Törende, protokol sırasına göre anıta çelenkler sunuldu. Saygı duruşunun ardından İstiklal Marşı eşliğinde bayraklar göndere çekildi.

Tören, Anıt Özel Defteri’nin imzalamasıyla son buldu.

Anıt Özel Defteri’ni Cumhurbaşkanı Tatar, TC Lefkoşa Büyükelçi Başçeri ve KTBK Komutanı Tümgeneral Öztürk imzaladı.

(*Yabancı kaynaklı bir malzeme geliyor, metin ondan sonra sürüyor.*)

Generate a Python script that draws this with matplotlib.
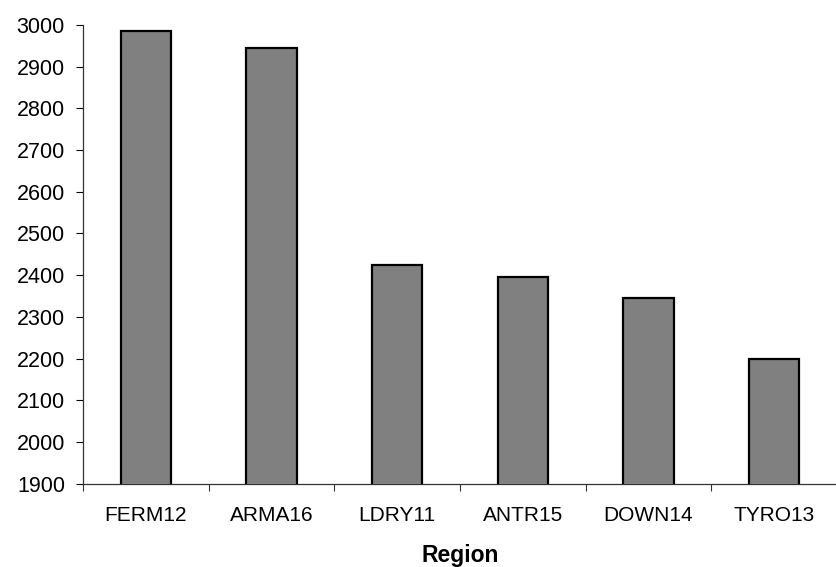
import numpy as np
import matplotlib.pyplot as plt
from matplotlib.ticker import FixedLocator

# region totals
regions = ["FERM12", "ARMA16", "LDRY11", "ANTR15", "DOWN14", "TYRO13"]
values = [2985, 2944, 2424, 2395, 2345, 2199]
y_ticks = list(range(1900, 3001, 100))

plt.rcParams["font.family"] = ["Liberation Sans", "DejaVu Sans"]

fig = plt.figure(figsize=(8.37, 5.67), dpi=100)
ax = fig.add_axes([0.0992, 0.147, 0.9008, 0.809])

x = np.arange(len(regions))
ax.bar(x, values, width=0.4, color="#808080", edgecolor="black",
       linewidth=1.6, zorder=3)

ax.set_xlim(-0.5, len(regions) - 0.5)
ax.set_ylim(1900, 3000)
ax.set_yticks(y_ticks)
ax.tick_params(axis="y", labelsize=15.5, length=5, width=0.8,
               direction="out", pad=8, colors="black")

# labels sit under the bars, tick marks between categories
ax.set_xticks(x)
ax.set_xticklabels(regions)
ax.tick_params(axis="x", which="major", length=0, labelsize=15, pad=16)
ax.xaxis.set_minor_locator(FixedLocator(np.arange(-0.5, len(regions), 1.0)))
ax.tick_params(axis="x", which="minor", length=5, width=0.8,
               direction="out", color="#333333")

for side in ("top", "right"):
    ax.spines[side].set_visible(False)
for side in ("left", "bottom"):
    ax.spines[side].set_linewidth(0.9)
    ax.spines[side].set_color("#333333")

ax.set_xlabel("Region", fontsize=16.5, fontweight="bold", labelpad=14)

fig.savefig("out.png", dpi=100)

TATAR: “KIBRIS TÜRK HALKI TÜRKİYE CUMHURİYETİ İLE YÜRÜMEYE DEVAM EDECEK, DEVLETİNDEN VE EGEMENLİĞİNDEN ASLA VAZGEÇMEYECEK”

Cumhurbaşkanı Tatar, Anıt Özel Defteri’ne şunları yazdı:

Aziz Atatürk,

Türk ulusunun en büyük zaferlerinden olup, Anadolu’yu yabancı işgalinden kurtaran ve Türkiye Cumhuriyeti’nin kurulmasını sağlayan Büyük Zafer’in 99. yıl dönümünde bir kez daha huzurunuzdayız.

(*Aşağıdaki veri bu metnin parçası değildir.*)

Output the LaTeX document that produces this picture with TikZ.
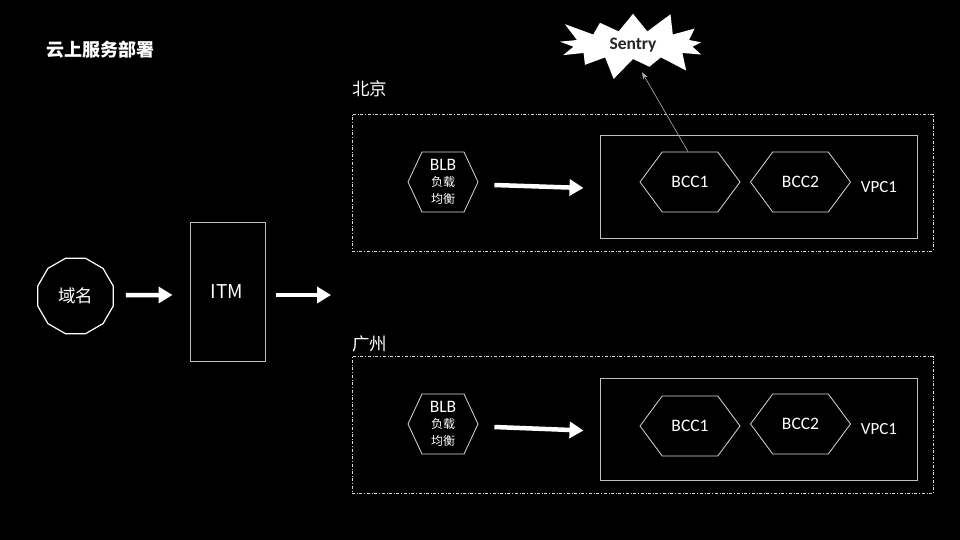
\documentclass[tikz,border=0pt]{standalone}
\usepackage{fontspec}
\setmainfont{Carlito}
\newfontfamily\cjk{Noto Sans CJK SC}
\usetikzlibrary{shapes.geometric,shapes.symbols,arrows.meta}

\tikzset{
  txt/.style={text=white,font=\fontsize{17}{20}\selectfont},
  cjktxt/.style={text=white,font=\cjk\fontsize{17.5}{20}\selectfont},
  region/.style={draw=white!85!black,dash dot,line width=0.8pt,minimum width=581pt,minimum height=137pt},
  vpcbox/.style={draw=white!75!black,line width=1pt,minimum width=317pt,minimum height=102pt},
  bcc/.style={signal,signal from=nowhere,signal to=west and east,draw=white!85!black,line width=0.8pt,
    minimum width=100pt,minimum height=60pt,signal pointer angle=107,text=white,
    font=\fontsize{17.5}{20}\selectfont},
  blb/.style={signal,signal from=nowhere,signal to=west and east,draw=white!85!black,line width=0.8pt,
    minimum width=70pt,minimum height=60pt,signal pointer angle=130,text=white,
    align=center,font=\fontsize{17.5}{17}\selectfont},
  bigarrow/.style={draw=white,line width=4.5pt,-{Triangle[length=14pt,width=16pt]}},
}

\begin{document}
\begin{tikzpicture}[x=1pt,y=-1pt,inner sep=0pt]
\fill [black] (0,0) rectangle (960,540);
\useasboundingbox (0,0) rectangle (960,540);
\node [cjktxt,font=\cjk\bfseries\fontsize{18}{20}\selectfont,anchor=west] (title) at (46,50) {云上服务部署};
\node [starburst,fill=white,minimum width=168pt,minimum height=76pt,starburst points=13,
  starburst point height=24pt,font=\bfseries\fontsize{17.5}{19}\selectfont,text=black!85] (sentry) at (633,45) {Sentry};
\node [regular polygon,regular polygon sides=12,draw=white,line width=1.2pt,minimum size=78pt,
  cjktxt] (domain) at (75.5,296) {域名};
\node [draw=white!75!black,line width=1pt,minimum width=75pt,minimum height=139pt] (itm) at (227.5,291.5) {};
\node [txt,font=\cjk\fontsize{19}{20}\selectfont] (itmtext) at (227,292) {ITM};
\coordinate (itmout) at (331,295);
\draw [bigarrow] ([xshift=12pt,yshift=1pt]domain.east) -- ([xshift=-17pt,yshift=-3.5pt]itm.west);
\draw [bigarrow] ([xshift=10pt,yshift=-3.5pt]itm.east) -- (itmout);
\node [cjktxt,anchor=west] (bjlabel) at (352,89) {北京};
\node [region] (bj) at (642.5,182.5) {};
\node [vpcbox] (bjvpc) at (758.5,187) {};
\node [blb] (bjblb) at (443,182) {BLB\\[-1pt]{\cjk\fontsize{12}{15}\selectfont 负载}\\{\cjk\fontsize{12}{15}\selectfont 均衡}};
\node [bcc] (bjbcca) at (690,182) {BCC1};
\node [bcc] (bjbccb) at (800.5,182) {BCC2};
\node [txt] (bjvpctext) at (879,187) {VPC1};
\draw [bigarrow] ([xshift=16pt,yshift=-3pt]bjblb.east) -- ([xshift=-16pt,yshift=-1pt]bjvpc.west);
\draw [white!70!black,line width=0.6pt,-{Stealth[length=7pt,width=5pt]}] ([xshift=-2pt]bjbcca.north) -- ([xshift=9pt,yshift=-13pt]sentry.south);
\node [cjktxt,anchor=west] (gzlabel) at (352,344) {广州};
\node [region] (gz) at (642.5,425) {};
\node [vpcbox] (gzvpc) at (758.5,429.5) {};
\node [blb] (gzblb) at (443,424) {BLB\\[-1pt]{\cjk\fontsize{12}{15}\selectfont 负载}\\{\cjk\fontsize{12}{15}\selectfont 均衡}};
\node [bcc] (gzbcca) at (690,426) {BCC1};
\node [bcc] (gzbccb) at (800.5,424) {BCC2};
\node [txt] (gzvpctext) at (879,429) {VPC1};
\draw [bigarrow] ([xshift=16pt,yshift=-3pt]gzblb.east) -- ([xshift=-16pt,yshift=-1pt]gzvpc.west);
\end{tikzpicture}
\end{document}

Başkomutanlığınızda, Mehmetçiğin büyük bir kahramanlık ve cesaretiyle 26 Ağustos 1922 tarihinde başlayan Büyük Taaruz, Dumlupınar’da zaferle sonuçlanırken, bu Büyük Zafer Türk ulusunun esareti kabul etmeyeceğini dünyaya bir kez daha göstermiştir.

Bu Büyük Zafer, mazlum uluslara, kurtuluş mücadelelerine ışık olurken, Kıbrıs Türk halkı da bu zaferden aldığı ilham ve güçle ulusal mücadelesini sürdürmüş, kendi devletini ve vatanını yaratmıştır.

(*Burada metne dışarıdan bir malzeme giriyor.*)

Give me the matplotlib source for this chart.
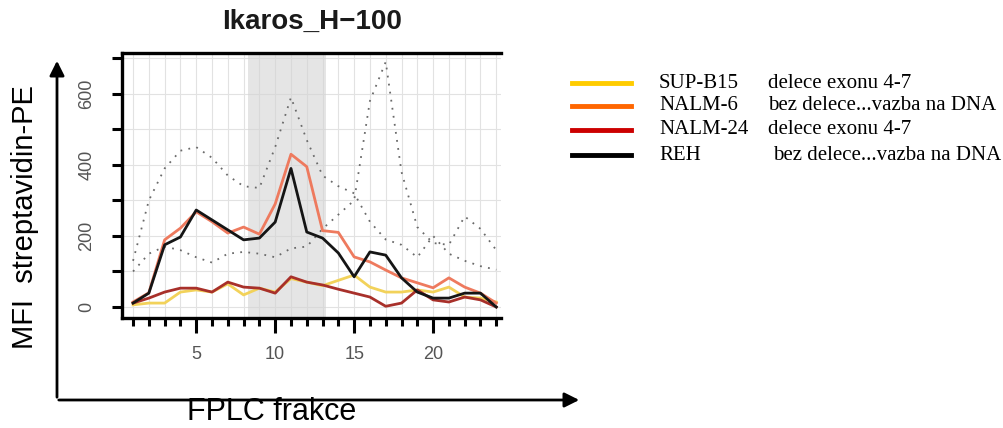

Kıbrıs Türk halkı, “en büyük eserim” dediğiniz Türkiye Cumhuriyeti ile birlikte yürümeye devam edecek, devletinden ve egemenliğinden asla vazgeçmeyecektir.

Aziz hatıranız önünde saygı ve minnetle eğilirken, vatan, bağımsızlık ve özgürlük uğruna toprağa düşen tüm şehitlerimize Allah’tan rahmet diliyorum.”

BAŞÇERİ: “BÜYÜK TAARUZ, AZİZ MİLLETİMİZİN VE KAHRAMAN ORDUMUZUN TARİHTE EŞİNE AZ RASTLANIR MÜCADELESİNİN EN ÖNEMLİ NİŞANELERİNDENDİR”

TC Lefkoşa Büyükelçisi Ali Murat Başçeri ise şunları kaydetti:

Ulu Önder Atatürk,

Kahramanlıklarla dolu şanlı tarihimize altın harflerle nakşedilmiş olan Zafer Bayramı’nın 99. yıl dönümünde manevi huzurunuzda bulunuyoruz.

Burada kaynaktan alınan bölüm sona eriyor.